On Wed, 2007-01-24 at 22:03 -0500, Timothy Miller wrote:

> > Nope. Latex is _not_ a documentation system.
> > What you mean is texinfo and that's an abdomination
> > that should have been never invented (sorry, personal opinion).
> 
> I've never been able to figure out that stupid "info" replacement to
> man pages.

Join the club.

>   And after studying HCI and cognitive engineering, I'm
> getting progressively less tolerant of user interfaces whose controls
> are not intuitive.

Join² the club.

>   They thought Info was going to be an improvement,
> but it's functionally a step backwards.  I've never been able to
> figure out how to reliably go "back" from a document I just took a
> link to, nor can I figure out how to exit "help" back to whatever it
> is that I was reading.  And don't bother telling me.  I don't care.

Use pinfo.  It looks and feels a lot like lynx so it's not great but at
least it is usable (even though it might crash occasionally).  I use it
all the time to look things up in the gcc and gmake docs.

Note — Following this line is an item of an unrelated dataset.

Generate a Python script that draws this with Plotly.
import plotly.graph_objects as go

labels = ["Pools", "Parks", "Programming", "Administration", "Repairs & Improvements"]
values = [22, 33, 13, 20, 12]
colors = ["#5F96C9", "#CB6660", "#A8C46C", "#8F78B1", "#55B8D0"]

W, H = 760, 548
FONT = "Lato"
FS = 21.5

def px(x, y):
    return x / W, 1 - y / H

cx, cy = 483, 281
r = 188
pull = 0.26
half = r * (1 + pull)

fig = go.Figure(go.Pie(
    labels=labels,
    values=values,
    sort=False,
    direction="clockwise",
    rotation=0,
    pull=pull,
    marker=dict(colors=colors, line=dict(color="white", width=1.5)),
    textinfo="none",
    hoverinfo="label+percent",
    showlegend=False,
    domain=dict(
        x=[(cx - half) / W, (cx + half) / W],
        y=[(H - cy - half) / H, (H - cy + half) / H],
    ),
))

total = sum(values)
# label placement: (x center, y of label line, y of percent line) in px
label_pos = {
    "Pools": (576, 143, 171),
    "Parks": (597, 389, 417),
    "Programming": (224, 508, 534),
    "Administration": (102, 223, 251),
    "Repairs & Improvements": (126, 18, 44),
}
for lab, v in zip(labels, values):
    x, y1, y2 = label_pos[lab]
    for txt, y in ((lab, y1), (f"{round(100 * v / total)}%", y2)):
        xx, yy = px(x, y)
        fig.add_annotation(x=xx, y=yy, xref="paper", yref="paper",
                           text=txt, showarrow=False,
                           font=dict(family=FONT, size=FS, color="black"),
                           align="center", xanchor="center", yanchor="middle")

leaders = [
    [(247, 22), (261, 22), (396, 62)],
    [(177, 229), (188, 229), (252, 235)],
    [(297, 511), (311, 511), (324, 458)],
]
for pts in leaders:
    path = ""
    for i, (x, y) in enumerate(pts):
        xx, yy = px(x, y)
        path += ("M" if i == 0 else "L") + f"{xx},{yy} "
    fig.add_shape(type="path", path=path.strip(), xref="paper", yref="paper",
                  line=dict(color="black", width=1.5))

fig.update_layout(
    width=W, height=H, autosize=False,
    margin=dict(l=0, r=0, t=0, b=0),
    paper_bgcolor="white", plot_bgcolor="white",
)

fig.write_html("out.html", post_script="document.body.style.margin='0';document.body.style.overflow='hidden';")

The Gnome help browser also knows how to parse info files but pinfo is
probably more handy.

> It has all sorts of useless functions for moving to the next or a
> previous word while managing to hide everything you need to navigate!

A user interface written by people with Asperger's :(

I was overjoyed when gcc got away from the FSF.  Now if only they could
kick Stallman off their steering committee...

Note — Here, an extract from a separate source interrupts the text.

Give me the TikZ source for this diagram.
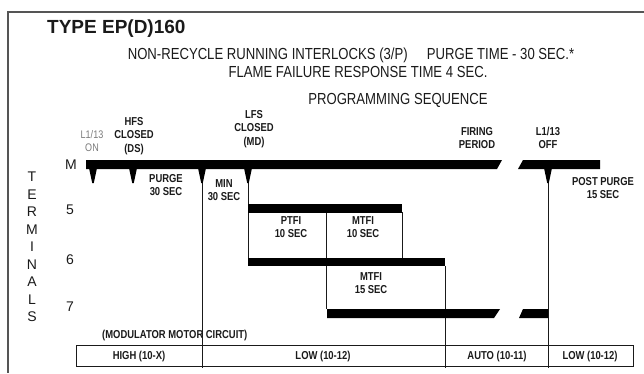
\documentclass[tikz,border=0pt]{standalone}
\usepackage{fontspec}
\setmainfont{Liberation Sans}
\newfontfamily\cnd{Liberation Sans}[FakeStretch=0.82]
\definecolor{ink}{HTML}{1A1A1A}
\definecolor{frame}{HTML}{555555}
\definecolor{dim}{HTML}{7A7A7A}
\begin{document}
\begin{tikzpicture}[x=1pt,y=-1pt,
  lbl/.style={font=\cnd\bfseries\fontsize{11.5}{13.5}\selectfont, align=center, inner sep=0pt, text=ink},
  sub/.style={font=\cnd\fontsize{16}{18}\selectfont, inner sep=0pt, text=ink},
  term/.style={font=\fontsize{14}{16}\selectfont, inner sep=0pt, text=ink},
  bar/.style={fill=black, draw=none},
  tick/.style={fill=black, draw=none},
  vline/.style={draw=ink, line width=0.9pt},
]
\useasboundingbox (0,0) rectangle (644,373);
% frame
\draw[frame, line width=2pt] (644,12) -- (8,12) -- (8,373);

% headings
\node[anchor=base west, inner sep=0pt, font=\bfseries\fontsize{19}{21}\selectfont, text=ink] (title) at (47,33) {TYPE EP(D)160};
\node[sub, anchor=base] (sub1) at (351,59) {NON-RECYCLE RUNNING INTERLOCKS (3/P)\hspace{1.2em}PURGE TIME - 30 SEC.*};
\node[sub, anchor=base] (sub2) at (358,77) {FLAME FAILURE RESPONSE TIME 4 SEC.};
\node[sub, anchor=base] (sub3) at (398,104) {PROGRAMMING SEQUENCE};

% event labels
\node[lbl, text=dim, font=\cnd\fontsize{11}{13.5}\selectfont] (l113on) at (92,141) {L1/13\\ON};
\node[lbl] (hfs) at (134,136) {HFS\\CLOSED\\(DS)};
\node[lbl] (lfs) at (254,129) {LFS\\CLOSED\\(MD)};
\node[lbl] (firing) at (477,138) {FIRING\\PERIOD};
\node[lbl] (l113off) at (548,138) {L1/13\\OFF};
\node[lbl] (purge) at (166,185) {PURGE\\30 SEC};
\node[lbl] (min) at (224,190) {MIN\\30 SEC};
\node[lbl] (post) at (603,188) {POST PURGE\\15 SEC};
\node[lbl] (ptfi) at (291,227) {PTFI\\10 SEC};
\node[lbl] (mtfi1) at (363,227) {MTFI\\10 SEC};
\node[lbl] (mtfi2) at (371,283) {MTFI\\15 SEC};

% terminals
\foreach \c [count=\i from 0] in {T,E,R,M,I,N,A,L,S}
  \node[term] (t\i) at (32,{177+17.5*\i}) {\c};
\node[term] (rm) at (71,165) {M};
\node[term] (r5) at (70,210) {5};
\node[term] (r6) at (70,260) {6};
\node[term] (r7) at (70,307) {7};

% vertical lines
\draw[vline] (202,169) -- (202,368);
\draw[vline] (248,169) -- (248,258);
\draw[vline] (326.5,212) -- (326.5,309);
\draw[vline] (402,212) -- (402,258);
\draw[vline] (445,266) -- (445,368);
\draw[vline] (548,169) -- (548,368);

% M bars
\fill[bar] (86,160) -- (502,160) -- (497,169) -- (86,169) -- cycle;
\fill[bar] (523,160) -- (600,160) -- (600,169) -- (518,169) -- cycle;
\foreach \x in {93,133,202,248,548}
  \fill[tick] (\x-4,168) -- (\x+4,168) -- (\x+0.8,183) -- (\x-0.8,183) -- cycle;

% terminal bars
\fill[bar] (248,204) rectangle (402,213);
\fill[bar] (248,258) rectangle (445,266);
\fill[bar] (327,309) -- (500,309) -- (494,318) -- (327,318) -- cycle;
\fill[bar] (523,309) -- (548,309) -- (548,318) -- (519,318) -- cycle;

% modulator table
\node[lbl, anchor=base west] (mod) at (102,338) {(MODULATOR MOTOR CIRCUIT)};
\draw[draw=ink, line width=0.8pt] (76,345) rectangle (633,366);
\node[lbl, anchor=base] (high) at (139,359) {HIGH (10-X)};
\node[lbl, anchor=base] (low1) at (323,359) {LOW (10-12)};
\node[lbl, anchor=base] (auto) at (497,359) {AUTO (10-11)};
\node[lbl, anchor=base] (low2) at (590,359) {LOW (10-12)};
\end{tikzpicture}
\end{document}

> and there are all sorts of bugs in them (at least in the Ubuntu
> packages).

Which ones?  I don't recall seeing any ?!

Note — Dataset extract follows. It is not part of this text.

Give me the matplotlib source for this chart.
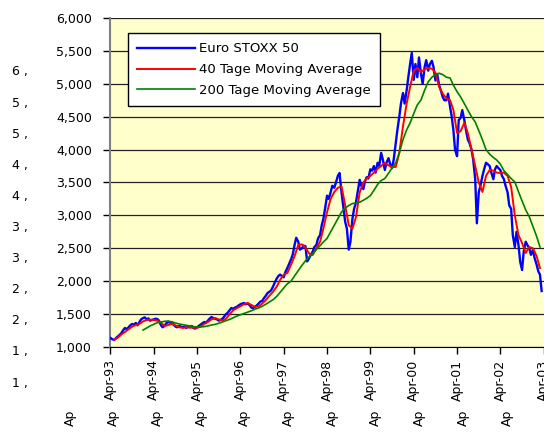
import numpy as np
import pandas as pd
import matplotlib
matplotlib.use("Agg")
import matplotlib.pyplot as plt
import matplotlib.dates as mdates

# Euro STOXX 50 (twice a month, Apr 1993 - Mar 2003)
stoxx = [
    1137, 1120, 1106, 1130, 1160, 1180, 1210, 1250, 1290, 1270, 1300, 1330, 1350, 1340, 1365, 1330, 1380, 1420,
    1440, 1450, 1420, 1435, 1400, 1410, 1420, 1430, 1425, 1400, 1330, 1300, 1320, 1360, 1380, 1370, 1380, 1340, 1310, 1300, 1320, 1310, 1300, 1310,
    1290, 1310, 1300, 1320, 1290, 1280, 1300, 1320, 1340, 1360, 1380, 1370, 1400, 1430, 1456, 1440, 1430, 1420, 1400, 1410, 1430, 1460, 1500, 1520,
    1560, 1593, 1580, 1600, 1610, 1630, 1650, 1660, 1669, 1650, 1660, 1640, 1600, 1590, 1610, 1630, 1660, 1690, 1700, 1740, 1780, 1820, 1840, 1860,
    1920, 1980, 2040, 2080, 2100, 2080, 2060, 2140, 2200, 2260, 2330, 2400, 2550, 2660, 2600, 2480, 2500, 2540, 2530, 2300, 2350, 2400, 2450, 2520,
    2550, 2650, 2700, 2850, 2950, 3100, 3300, 3250, 3350, 3450, 3420, 3500, 3600, 3645, 3350, 3150, 2900, 2800, 2480, 2600, 2950, 3100, 3200, 3350,
    3540, 3450, 3400, 3520, 3580, 3560, 3700, 3680, 3750, 3650, 3800, 3750, 3950, 3850, 3690, 3800, 3870, 3780, 3720, 3850, 4100, 4300, 4500, 4700,
    4860, 4700, 4900, 5100, 5300, 5469, 5060, 5300, 5100, 5400, 5150, 5000, 5250, 5360, 5200, 5300, 5350, 5250, 5050, 5150, 4980, 4900, 4800, 4750,
    4750, 4850, 4650, 4500, 4300, 4000, 3900, 4450, 4480, 4600, 4450, 4300, 4150, 4100, 4000, 3850, 3550, 2880, 3350, 3450, 3600, 3700, 3800, 3780,
    3750, 3650, 3550, 3700, 3750, 3720, 3690, 3600, 3550, 3450, 3350, 3150, 3100, 2700, 2520, 2750, 2550, 2300, 2170, 2450, 2600, 2550, 2500, 2400,
    2480, 2350, 2250, 2150, 2100, 1850,
]

# 40 day moving average, monthly, May 1993 - Mar 2003
ma40 = [
    1110, 1140, 1190, 1228, 1270, 1310, 1334, 1350, 1390, 1410,
    1415, 1410, 1400, 1370, 1320, 1334, 1350, 1330, 1300, 1290,
    1300, 1295, 1295, 1290, 1310, 1350, 1380, 1420, 1441, 1420,
    1400, 1430, 1500, 1560, 1590, 1620, 1650, 1669, 1640, 1610,
    1615, 1660, 1714, 1780, 1840, 1920, 2020, 2100, 2125, 2250,
    2380, 2550, 2560, 2510, 2420, 2398, 2500, 2600, 2800, 3050,
    3250, 3356, 3420, 3440, 3150, 2850, 2800, 2976, 3350, 3500,
    3560, 3600, 3650, 3710, 3750, 3797, 3760, 3736, 3736, 3950,
    4350, 4700, 4950, 5200, 5240, 5180, 5220, 5240, 5230, 5165,
    4952, 4850, 4780, 4754, 4602, 4253, 4280, 4405, 4250, 4000,
    3750, 3500, 3356, 3600, 3690, 3680, 3650, 3645, 3650, 3600,
    3432, 3000, 2700, 2581, 2429, 2520, 2500, 2380, 2200,
]

# 200 day moving average, monthly, Jan 1994 - Mar 2003
ma200 = [
    1258, 1290, 1320, 1345, 1370, 1380, 1390, 1395, 1380, 1365,
    1350, 1340, 1330, 1320, 1310, 1305, 1305, 1310, 1320, 1334,
    1345, 1360, 1380, 1400, 1420, 1445, 1470, 1490, 1510, 1530,
    1550, 1575, 1593, 1620, 1650, 1684, 1720, 1770, 1830, 1897,
    1960, 2000, 2080, 2160, 2240, 2310, 2370, 2420, 2480, 2540,
    2596, 2650, 2750, 2850, 2950, 3050, 3113, 3150, 3180, 3189,
    3200, 3230, 3260, 3300, 3380, 3470, 3530, 3560, 3640, 3720,
    3800, 3949, 4150, 4300, 4405, 4550, 4680, 4754, 4900, 5030,
    5100, 5140, 5160, 5140, 5100, 5089, 4980, 4880, 4800, 4700,
    4600, 4500, 4420, 4290, 4150, 4000, 3930, 3880, 3842, 3780,
    3680, 3620, 3560, 3508, 3360, 3220, 3082, 2980, 2830, 2680,
    2520,
]

stoxx_dates = pd.date_range("1993-04-01", periods=len(stoxx), freq="SMS")
ma40_dates = pd.date_range("1993-05-01", periods=len(ma40), freq="MS")
ma200_dates = pd.date_range("1994-01-01", periods=len(ma200), freq="MS")

tick_dates = pd.date_range("1993-04-01", periods=11, freq="12MS")
ghost_left = ["6 ,", "5 ,", "5 ,", "4 ,", "4 ,", "3 ,", "3 ,", "2 ,", "2 ,", "1 ,", "1 ,"]

fig = plt.figure(figsize=(5.44, 4.32), dpi=100)
ax = fig.add_axes([110 / 544, 1 - 347 / 432, 1 - 110 / 544, 329 / 432])
ax.set_facecolor("#FFFFCC")

ax.plot(stoxx_dates, stoxx, color="#0000FF", lw=1.7, label="Euro STOXX 50", zorder=3)
ax.plot(ma40_dates, ma40, color="#FF0000", lw=1.4, label="40 Tage Moving Average", zorder=4)
ax.plot(ma200_dates, ma200, color="#008000", lw=1.2, label="200 Tage Moving Average", zorder=5)

ax.set_ylim(1000, 6000)
ax.set_yticks(np.arange(1000, 6001, 500))
ax.yaxis.set_major_formatter(matplotlib.ticker.FuncFormatter(lambda v, p: f"{int(v):,}"))
ax.set_xlim(pd.Timestamp("1993-03-28"), pd.Timestamp("2003-04-04"))
ax.set_xticks(tick_dates)
ax.xaxis.set_major_formatter(mdates.DateFormatter("%b-%y"))
plt.setp(ax.get_xticklabels(), rotation=90)
ax.tick_params(axis="both", direction="out", length=5, width=1, labelsize=9, colors="black")
ax.tick_params(axis="y", pad=8)
ax.tick_params(axis="x", pad=4)
ax.grid(axis="y", color="#222222", lw=0.9)
ax.set_axisbelow(True)

ax.spines["left"].set_color("#808080")
ax.spines["left"].set_linewidth(1.5)
ax.spines["bottom"].set_color("black")
ax.spines["top"].set_visible(False)
ax.spines["right"].set_visible(False)

leg = ax.legend(loc="upper left", bbox_to_anchor=(18 / 434, 1 - 15 / 329), fontsize=9.5,
                frameon=True, fancybox=False, edgecolor="black", facecolor="white",
                framealpha=1, handlelength=4.4, labelspacing=0.6, borderpad=0.7,
                handletextpad=0.3, borderaxespad=0)
leg.get_frame().set_linewidth(1.0)

# stray labels of a hidden second axis
for i, s in enumerate(ghost_left):
    fig.text(12 / 544, 1 - (72 + i * 31.1) / 432, s, fontsize=9, va="center", ha="left")
for i in range(11):
    fig.text((70 + i * 43.7) / 544, 1 - 418 / 432, "Ap", fontsize=9, rotation=90,
             va="center", ha="center")

fig.savefig("out.png", dpi=100)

>   I would really rather not burden a busy hardware engineer
> with this.  I like LaTeX.  I do my homework in it, because I find it
> easier to layout and edit a document with mathematical equations than
> to write it by hand (legibly anyhow).  I think LaTeX is awesome.

It is.  It definitely is.  But the new Word 2007 also gives you that in
a package that is far easier to learn so I'm afraid LaTeX is going to
die :(   New users will just use Word and only people who are set in
their ways will continue using LaTeX (just like the ones that use *roff
for anything but manpages).

(I still think it's the right choice for this project! :) )

>   But
> it is by no means something I consider to be a required staple of
> Computer Science (like C).

It's close, though.  At DIKU it was a damn good predictor of the quality
of a report.  If the student had written it in LaTeX, odds were that it
was okay.  If the student had written it in Word, odds were that it
sucked.

Recommended:
 o the semantics package -- it is written by two guys from DIKU who
   know their Haskell.  Not useful for this project but might be useful
   for somebody.
 o XyPIC for laying things out in grids and for connecting them with
   various arrows.
 o graphviz -- for general graphs (of edges and nodes).  You specify
   your graph and it will lay it out.
 o MetaPOST -- for graphs of functions and other kinds of precise
   drawing, specified textually without too much fuzz.